“This is a second-rate facility,” Zenobia Thompson, former head nurse at Homer G. Phillips Hospital said of the new clinic bearing that name in north St. Louis during a panel discussion at the Saint Louis University School of Medicine on Wednesday.
“Here at Saint Louis University, they have created a beautiful hospital,” Thompson said. “To call the new facility they are building in North City a hospital, and in the name of Homer G. Phillips, is a political violation.” Panelists weighed in on the name of the hospital being used for a three-bed facility being built in North St. Louis City as part of the Northside Regeneration plan. Retired pediatrician Dr. Mary Tillman said, “They are banking on the fact that the mapping agency is creating a small health center for people who are insured and have the means. They do not want a bunch of people who do not have money to come to it. That’s what I think.”
The hospital will have three rooms dedicated to inpatient services and one emergency room as opposed to the original Homer G. Phillips hospital, which was a full-service five-story hospital.
Homer G. Phillips Hospital, which was segregated when it opened, had 600 beds and nearly 1,000 skilled health care workers.
“There were letters from not only the former Congressman William L. Clay, Dr. Will Ross at Washington University and Homer G. Phillips alumni, but other citizens in the community [responding] negatively to them appropriating the name. It trivializes the significance of what the name ‘Homer G. Phillips’ memorializes,” Thompson said.
Jobyna Foster, retired nurse and former president of the Homer G. Phillips Nurses Alumni Incorporated, said opposition from alumni members has not been taken seriously.
“In the last four months, we have voted to have our name trademarked so that our name doesn’t appear on a ‘905’ or a liquor store anywhere,” Foster said. “We wrote, with regards to the use of Homer G. Phillips, in opposition; we expressed that this new facility is a hospital with only three beds and at the time, it wasn’t even identified as having only three beds.
“We oppose that whole scenario and plan Paul McKee had brought to St. Louis.” said Jobyna Foster, retired former Homer G. Phillips nurse
During the panel discussion, Johnson asked the audience, which was majority white, if they were willing to talk about systemic racism in the hospital setting, since it is a persistent problem seen in the medical field. Only three hands went up in response.
Dr. Denise Hooks-Anderson, associate professor of family and community medicine at SLU and interim assistant dean of diversity, equity, and inclusion, hosted the panel discussion as part of a new course presented at SLU designed to educate medical students about political and societal factors in the medical field.

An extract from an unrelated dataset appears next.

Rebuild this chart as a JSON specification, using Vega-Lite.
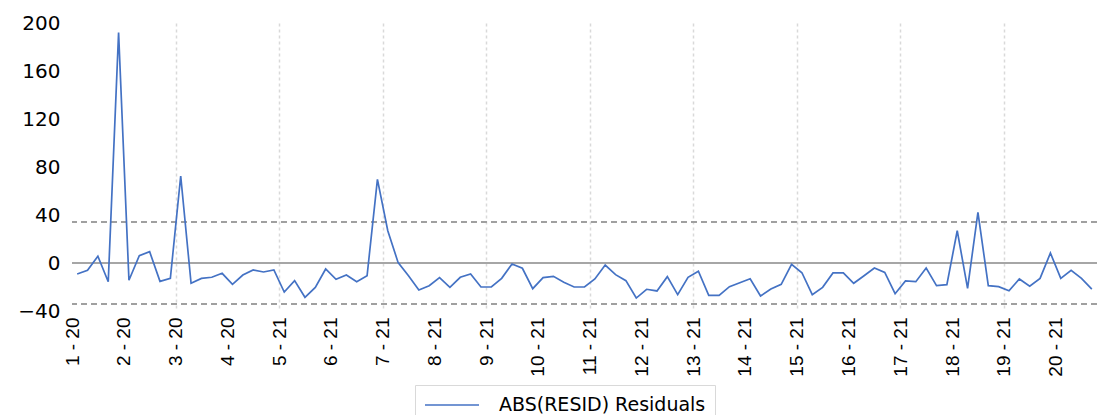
{
  "$schema": "https://vega.github.io/schema/vega-lite/v6.json",
  "width": 1025,
  "height": 288,
  "autosize": {"type": "none"},
  "padding": {"left": 72, "top": 23, "right": 3, "bottom": 104},
  "background": "white",
  "config": {"view": {"stroke": null}},
  "data": {
    "values": [
      {"i": 0, "v": -9.2}, {"i": 1, "v": -6.1}, {"i": 2, "v": 5.6}, {"i": 3, "v": -15.6}, {"i": 4, "v": 192},
      {"i": 5, "v": -14.4}, {"i": 6, "v": 6.1}, {"i": 7, "v": 9.4}, {"i": 8, "v": -15.3}, {"i": 9, "v": -12.8},
      {"i": 10, "v": 72.5}, {"i": 11, "v": -16.9}, {"i": 12, "v": -12.8}, {"i": 13, "v": -11.9}, {"i": 14, "v": -8.6},
      {"i": 15, "v": -17.8}, {"i": 16, "v": -10}, {"i": 17, "v": -5.8}, {"i": 18, "v": -7.5}, {"i": 19, "v": -5.8},
      {"i": 20, "v": -24.2}, {"i": 21, "v": -14.7}, {"i": 22, "v": -28.6}, {"i": 23, "v": -20.3}, {"i": 24, "v": -5},
      {"i": 25, "v": -13.6}, {"i": 26, "v": -10}, {"i": 27, "v": -15.6}, {"i": 28, "v": -10.6}, {"i": 29, "v": 69.7},
      {"i": 30, "v": 26.9}, {"i": 31, "v": 0.3}, {"i": 32, "v": -10.6}, {"i": 33, "v": -22.5}, {"i": 34, "v": -18.9},
      {"i": 35, "v": -12.2}, {"i": 36, "v": -20.3}, {"i": 37, "v": -11.9}, {"i": 38, "v": -9.2}, {"i": 39, "v": -20},
      {"i": 40, "v": -20}, {"i": 41, "v": -12.8}, {"i": 42, "v": -0.8}, {"i": 43, "v": -4.4}, {"i": 44, "v": -21.4},
      {"i": 45, "v": -12.2}, {"i": 46, "v": -11.1}, {"i": 47, "v": -16.1}, {"i": 48, "v": -20}, {"i": 49, "v": -20},
      {"i": 50, "v": -13.3}, {"i": 51, "v": -1.7}, {"i": 52, "v": -9.7}, {"i": 53, "v": -14.7}, {"i": 54, "v": -29.2},
      {"i": 55, "v": -21.9}, {"i": 56, "v": -23.3}, {"i": 57, "v": -11.4}, {"i": 58, "v": -26.4}, {"i": 59, "v": -11.9},
      {"i": 60, "v": -6.9}, {"i": 61, "v": -26.9}, {"i": 62, "v": -26.9}, {"i": 63, "v": -19.7}, {"i": 64, "v": -16.4},
      {"i": 65, "v": -13.1}, {"i": 66, "v": -27.5}, {"i": 67, "v": -21.7}, {"i": 68, "v": -17.8}, {"i": 69, "v": -1.1},
      {"i": 70, "v": -8.1}, {"i": 71, "v": -26.4}, {"i": 72, "v": -20.3}, {"i": 73, "v": -8.3}, {"i": 74, "v": -8.3},
      {"i": 75, "v": -16.9}, {"i": 76, "v": -10.6}, {"i": 77, "v": -4.2}, {"i": 78, "v": -7.8}, {"i": 79, "v": -25.6},
      {"i": 80, "v": -15}, {"i": 81, "v": -15.6}, {"i": 82, "v": -4.2}, {"i": 83, "v": -18.9}, {"i": 84, "v": -18.1},
      {"i": 85, "v": 26.9}, {"i": 86, "v": -21.1}, {"i": 87, "v": 42.2}, {"i": 88, "v": -18.9}, {"i": 89, "v": -19.7},
      {"i": 90, "v": -23.1}, {"i": 91, "v": -13.3}, {"i": 92, "v": -19.4}, {"i": 93, "v": -12.8}, {"i": 94, "v": 8.3},
      {"i": 95, "v": -12.8}, {"i": 96, "v": -6.1}, {"i": 97, "v": -12.8}, {"i": 98, "v": -21.7}
    ]
  },
  "layer": [
    {
      "mark": {"type": "rule", "color": "#a6a6a6", "strokeWidth": 2},
      "encoding": {"y": {"datum": 0, "type": "quantitative"}}
    },
    {
      "mark": {"type": "rule", "color": "#a0a0a0", "strokeWidth": 1.5, "strokeDash": [6, 4]},
      "encoding": {"y": {"datum": 34, "type": "quantitative"}}
    },
    {
      "mark": {"type": "rule", "color": "#a0a0a0", "strokeWidth": 1.5, "strokeDash": [6, 4]},
      "encoding": {"y": {"datum": -34, "type": "quantitative"}}
    },
    {
      "mark": {"type": "line", "strokeWidth": 1.7, "interpolate": "linear"},
      "encoding": {
        "x": {
          "field": "i",
          "type": "quantitative",
          "scale": {"domain": [-0.5, 98.5], "nice": false, "zero": false},
          "axis": {
            "title": null,
            "values": [-0.5, 4.5, 9.5, 14.5, 19.5, 24.5, 29.5, 34.5, 39.5, 44.5, 49.5, 54.5, 59.5, 64.5, 69.5, 74.5, 79.5, 84.5, 89.5, 94.5],
            "labelExpr": "((datum.value + 0.5) / 5 + 1) + ' - ' + (((datum.value + 0.5) / 5 + 1) <= 4 ? '20' : '21')",
            "labelAngle": -90,
            "labelAlign": "right",
            "labelBaseline": "middle",
            "labelFont": "Liberation Sans",
            "labelFontSize": 19,
            "labelColor": "#000000",
            "labelPadding": 6,
            "labelOverlap": false,
            "labelBound": false,
            "labelFlush": false,
            "ticks": false,
            "domain": false,
            "grid": true,
            "gridColor": "#d9d9d9",
            "gridWidth": 1.5,
            "gridDash": [3, 3],
            "gridOpacity": {"condition": {"test": "datum.value > 0 && (datum.value + 0.5) % 10 == 0", "value": 1}, "value": 0}
          }
        },
        "y": {
          "field": "v",
          "type": "quantitative",
          "scale": {"domain": [-40, 200], "nice": false, "zero": false},
          "axis": {
            "title": null,
            "values": [-40, 0, 40, 80, 120, 160, 200],
            "labelFont": "DejaVu Sans",
            "labelFontSize": 20,
            "labelColor": "#000000",
            "labelPadding": 12,
            "ticks": false,
            "domain": false,
            "grid": false
          }
        },
        "color": {
          "datum": "ABS(RESID) Residuals",
          "type": "nominal",
          "scale": {"range": ["#4472C4"]},
          "legend": {
            "title": null,
            "orient": "none",
            "legendX": 343,
            "legendY": 362,
            "direction": "horizontal",
            "padding": 9,
            "strokeColor": "#d9d9d9",
            "fillColor": "white",
            "symbolType": "M-1,0L4.4,0",
            "symbolSize": 400,
            "symbolStrokeWidth": 1.5,
            "labelFont": "DejaVu Sans",
            "labelFontSize": 19,
            "labelColor": "#000000",
            "labelOffset": 53,
            "labelLimit": 400
          }
        }
      }
    }
  ]
}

“We are hoping to increase education around social determinants of health,” Theresa Drallmeier, assistant professor and director of curriculum and scholarship for the SLU Family Medicine Residency in St. Louis said.
“Basically, all of the things that impact health outcomes that are not about medicine itself, but rather the systemic and societal factors that can help people be healthy or cause them not to be, like the impact of racism on medicine, LGBTQ health, immigrant and refugee health, bias and cultural humility.”
In a question-and-answer section, the panelists gave the auditorium, filled with future medical professionals, advice to use in their various medical career paths.
“Address your patients’ needs and don’t brush them off,” Joybena Foster said.
“To the future doctors of the world, make sure that this is the profession you want to be in because as a physician, this is not just for today, but you will be a physician for life. Make sure you treat the patient with dignity and respect regardless of their ethnic background because they are looking to you for their health.”